Aim:
Make an exact copy of all the material below, apart from the pictures.

******

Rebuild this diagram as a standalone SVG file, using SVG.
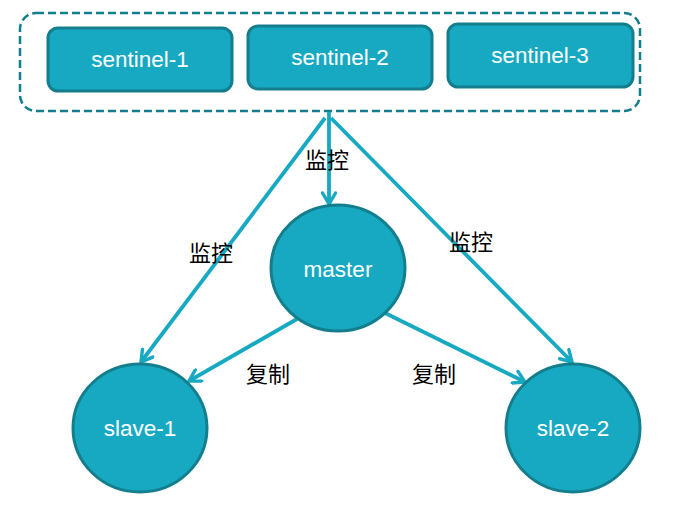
<svg xmlns="http://www.w3.org/2000/svg" width="699" height="509" viewBox="0 0 699 509">
<style>
.box{fill:#17A9C2;stroke:#147E8D;stroke-width:3}
.node{fill:#17A9C2;stroke:#147E8D;stroke-width:3}
.lbl{fill:#FFFFFF;font-family:"Liberation Sans",Arial,sans-serif;font-size:22.5px;text-anchor:middle}
.cn{fill:#000000;font-family:"Noto Sans CJK SC",sans-serif;font-size:22px;text-anchor:start}
.edge{stroke:#17A9C2;stroke-width:3.8;fill:none;marker-end:url(#arr)}
</style>
<defs>
<marker id="arr" markerUnits="userSpaceOnUse" markerWidth="16" markerHeight="16" viewBox="0 0 16 16" refX="13" refY="8" orient="auto">
<path d="M2,1.5 L13,8 L2,14.5" fill="none" stroke="#17A9C2" stroke-width="3.4" stroke-linecap="round" stroke-linejoin="miter"/>
</marker>
</defs>
<rect width="699" height="509" fill="#FFFFFF"/>
<g id="sentinel-group">
<rect x="20" y="13" width="620" height="98" rx="16" fill="none" stroke="#137E8C" stroke-width="2.5" stroke-dasharray="8,4"/>
</g>
<g id="connectors">
<line class="edge" x1="329" y1="112" x2="329" y2="204"/>
<line class="edge" x1="325" y1="118" x2="141" y2="362"/>
<line class="edge" x1="331" y1="118" x2="572" y2="362"/>
<line class="edge" x1="297" y1="319" x2="189" y2="381"/>
<line class="edge" x1="385" y1="313" x2="525" y2="382"/>
<text class="cn" x="305" y="168">监控</text>
<text class="cn" x="189" y="261">监控</text>
<text class="cn" x="449" y="250">监控</text>
<text class="cn" x="246" y="382">复制</text>
<text class="cn" x="412" y="382">复制</text>
</g>
<g id="sentinel-1">
<rect class="box" x="48" y="28" width="184" height="63" rx="10"/>
<text class="lbl" x="140" y="67">sentinel-1</text>
</g>
<g id="sentinel-2">
<rect class="box" x="248" y="26" width="184" height="63" rx="10"/>
<text class="lbl" x="340" y="65">sentinel-2</text>
</g>
<g id="sentinel-3">
<rect class="box" x="448" y="24" width="185" height="63" rx="10"/>
<text class="lbl" x="540" y="63">sentinel-3</text>
</g>
<g id="master">
<ellipse class="node" cx="338" cy="268" rx="67" ry="63"/>
<text class="lbl" x="338" y="277">master</text>
</g>
<g id="slave-1">
<ellipse class="node" cx="140" cy="428" rx="67" ry="64"/>
<text class="lbl" x="140" y="436">slave-1</text>
</g>
<g id="slave-2">
<ellipse class="node" cx="573" cy="428" rx="67" ry="64"/>
<text class="lbl" x="573" y="436">slave-2</text>
</g>
</svg>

******

Task response:
Rebuild this diagram as a standalone SVG file, using SVG.
<svg xmlns="http://www.w3.org/2000/svg" width="699" height="509" viewBox="0 0 699 509">
<style>
.box{fill:#17A9C2;stroke:#147E8D;stroke-width:3}
.node{fill:#17A9C2;stroke:#147E8D;stroke-width:3}
.lbl{fill:#FFFFFF;font-family:"Liberation Sans",Arial,sans-serif;font-size:22.5px;text-anchor:middle}
.cn{fill:#000000;font-family:"Noto Sans CJK SC",sans-serif;font-size:22px;text-anchor:start}
.edge{stroke:#17A9C2;stroke-width:3.8;fill:none;marker-end:url(#arr)}
</style>
<defs>
<marker id="arr" markerUnits="userSpaceOnUse" markerWidth="16" markerHeight="16" viewBox="0 0 16 16" refX="13" refY="8" orient="auto">
<path d="M2,1.5 L13,8 L2,14.5" fill="none" stroke="#17A9C2" stroke-width="3.4" stroke-linecap="round" stroke-linejoin="miter"/>
</marker>
</defs>
<rect width="699" height="509" fill="#FFFFFF"/>
<g id="sentinel-group">
<rect x="20" y="13" width="620" height="98" rx="16" fill="none" stroke="#137E8C" stroke-width="2.5" stroke-dasharray="8,4"/>
</g>
<g id="connectors">
<line class="edge" x1="329" y1="112" x2="329" y2="204"/>
<line class="edge" x1="325" y1="118" x2="141" y2="362"/>
<line class="edge" x1="331" y1="118" x2="572" y2="362"/>
<line class="edge" x1="297" y1="319" x2="189" y2="381"/>
<line class="edge" x1="385" y1="313" x2="525" y2="382"/>
<text class="cn" x="305" y="168">监控</text>
<text class="cn" x="189" y="261">监控</text>
<text class="cn" x="449" y="250">监控</text>
<text class="cn" x="246" y="382">复制</text>
<text class="cn" x="412" y="382">复制</text>
</g>
<g id="sentinel-1">
<rect class="box" x="48" y="28" width="184" height="63" rx="10"/>
<text class="lbl" x="140" y="67">sentinel-1</text>
</g>
<g id="sentinel-2">
<rect class="box" x="248" y="26" width="184" height="63" rx="10"/>
<text class="lbl" x="340" y="65">sentinel-2</text>
</g>
<g id="sentinel-3">
<rect class="box" x="448" y="24" width="185" height="63" rx="10"/>
<text class="lbl" x="540" y="63">sentinel-3</text>
</g>
<g id="master">
<ellipse class="node" cx="338" cy="268" rx="67" ry="63"/>
<text class="lbl" x="338" y="277">master</text>
</g>
<g id="slave-1">
<ellipse class="node" cx="140" cy="428" rx="67" ry="64"/>
<text class="lbl" x="140" y="436">slave-1</text>
</g>
<g id="slave-2">
<ellipse class="node" cx="573" cy="428" rx="67" ry="64"/>
<text class="lbl" x="573" y="436">slave-2</text>
</g>
</svg>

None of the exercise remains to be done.